* [DIRECTIONS]:
The lines from the top of the material through the line with "at (452, 77)" are to be set down exactly. Leave the pictures out.

* [DATASET EXTRACT]:
↓

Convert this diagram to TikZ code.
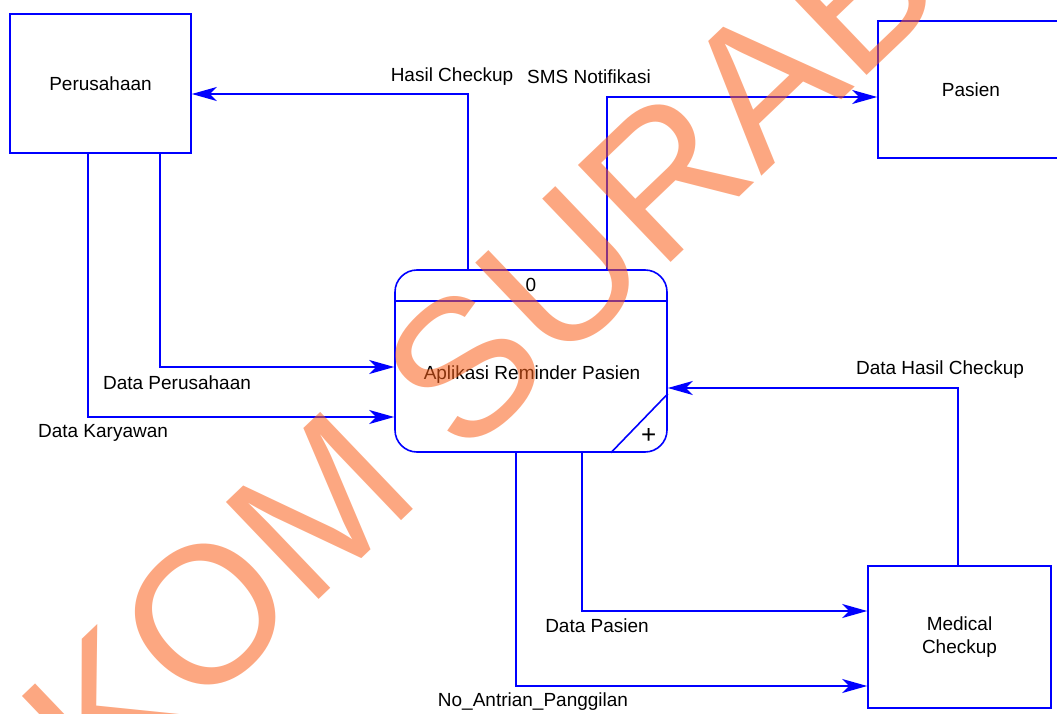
\documentclass[tikz,border=0pt]{standalone}
\usepackage{fontspec}
\setmainfont{Liberation Sans}
\usepackage{xcolor}
\usepackage{tikz}
\usetikzlibrary{arrows.meta, positioning, calc}
\definecolor{dfdblue}{RGB}{0,0,255}
\definecolor{wmark}{RGB}{250,95,25}
\tikzset{
    extent/.style={rectangle, draw=dfdblue, line width=1.6pt, fill=white, font=\fontsize{19}{23}\selectfont, align=center},
    process/.style={rectangle, draw=dfdblue, line width=1.6pt, rounded corners=22pt, minimum width=272pt, minimum height=182pt},
    flow/.style={draw=dfdblue, line width=1.6pt, -{Stealth[length=25pt, width=14pt, inset=7pt]}},
    flowlabel/.style={font=\fontsize{19}{23}\selectfont, inner sep=1pt},
}

\begin{document}
\begin{tikzpicture}[x=1pt, y=-1pt]
\useasboundingbox (0,0) rectangle (1057,714);

% === EXTERNAL ENTITIES ===
\node[extent, minimum width=181pt, minimum height=139pt] (perus) at (100.5, 83.5) {Perusahaan};
\node[extent, minimum width=186pt, minimum height=137pt] (pasien) at (971, 89.5) {Pasien};
\node[extent, minimum width=183pt, minimum height=142pt] (medical) at (959.5, 637) {Medical\\Checkup};

% === PROCESS ===
\node[process] (proc) at (531, 361) {};
\draw[dfdblue, line width=1.6pt] ([yshift=-32pt]proc.north west) -- ([yshift=-32pt]proc.north east);
\draw[dfdblue, line width=1.6pt] ([xshift=-57pt]proc.south east) -- ([yshift=59pt]proc.south east);
\node[flowlabel] (procnum) at ([yshift=-16pt]proc.north) {0};
\node[flowlabel] (procname) at (532, 375) {Aplikasi Reminder Pasien};
\node[flowlabel, font=\fontsize{26}{26}\selectfont] (procplus) at ([xshift=-19pt, yshift=17pt]proc.south east) {+};

% === DATA FLOWS ===
% process -> Perusahaan
\draw[flow] ([xshift=-63pt]proc.north) |- ([yshift=-10.5pt]perus.east);
\node[flowlabel] (lhasil) at (452, 77) {Hasil Checkup};

% process -> Pasien
\draw[flow] ([xshift=76pt]proc.north) |- ([yshift=-7.5pt]pasien.west);
\node[flowlabel] (lsms) at (589, 77) {SMS Notifikasi};

% Perusahaan -> process
\draw[flow] ([xshift=59.5pt]perus.south) |- ([yshift=-6pt]proc.west);
\node[flowlabel] (lperus) at (177, 383) {Data Perusahaan};
\draw[flow] ([xshift=-12.5pt]perus.south) |- ([yshift=-56pt]proc.west);
\node[flowlabel] (lkary) at (103, 433) {Data Karyawan};

% Medical Checkup -> process
\draw[flow] ([xshift=-1.5pt]medical.north) |- ([yshift=-27pt]proc.east);
\node[flowlabel] (ldhc) at (940, 370) {Data Hasil Checkup};

% process -> Medical Checkup
\draw[flow] ([xshift=51pt]proc.south) |- ([yshift=26pt]medical.west);
\node[flowlabel] (lpasien) at (597, 626) {Data Pasien};
\draw[flow] ([xshift=-15pt]proc.south) |- ([yshift=-49pt]medical.west);
\node[flowlabel] (lantri) at (533, 702) {No\_Antrian\_Panggilan};

% === WATERMARK ===
\node[anchor=base west, rotate=43.7, inner sep=0pt, text=wmark, opacity=0.55,
      font=\fontsize{195}{195}\selectfont] (wm) at (103.5, 805) {KOM SURAB};

\end{tikzpicture}
\end{document}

↑

* [RESULT]:
Convert this diagram to TikZ code.
\documentclass[tikz,border=0pt]{standalone}
\usepackage{fontspec}
\setmainfont{Liberation Sans}
\usepackage{xcolor}
\usepackage{tikz}
\usetikzlibrary{arrows.meta, positioning, calc}
\definecolor{dfdblue}{RGB}{0,0,255}
\definecolor{wmark}{RGB}{250,95,25}
\tikzset{
    extent/.style={rectangle, draw=dfdblue, line width=1.6pt, fill=white, font=\fontsize{19}{23}\selectfont, align=center},
    process/.style={rectangle, draw=dfdblue, line width=1.6pt, rounded corners=22pt, minimum width=272pt, minimum height=182pt},
    flow/.style={draw=dfdblue, line width=1.6pt, -{Stealth[length=25pt, width=14pt, inset=7pt]}},
    flowlabel/.style={font=\fontsize{19}{23}\selectfont, inner sep=1pt},
}

\begin{document}
\begin{tikzpicture}[x=1pt, y=-1pt]
\useasboundingbox (0,0) rectangle (1057,714);

% === EXTERNAL ENTITIES ===
\node[extent, minimum width=181pt, minimum height=139pt] (perus) at (100.5, 83.5) {Perusahaan};
\node[extent, minimum width=186pt, minimum height=137pt] (pasien) at (971, 89.5) {Pasien};
\node[extent, minimum width=183pt, minimum height=142pt] (medical) at (959.5, 637) {Medical\\Checkup};

% === PROCESS ===
\node[process] (proc) at (531, 361) {};
\draw[dfdblue, line width=1.6pt] ([yshift=-32pt]proc.north west) -- ([yshift=-32pt]proc.north east);
\draw[dfdblue, line width=1.6pt] ([xshift=-57pt]proc.south east) -- ([yshift=59pt]proc.south east);
\node[flowlabel] (procnum) at ([yshift=-16pt]proc.north) {0};
\node[flowlabel] (procname) at (532, 375) {Aplikasi Reminder Pasien};
\node[flowlabel, font=\fontsize{26}{26}\selectfont] (procplus) at ([xshift=-19pt, yshift=17pt]proc.south east) {+};

% === DATA FLOWS ===
% process -> Perusahaan
\draw[flow] ([xshift=-63pt]proc.north) |- ([yshift=-10.5pt]perus.east);
\node[flowlabel] (lhasil) at (452, 77) {Hasil Checkup};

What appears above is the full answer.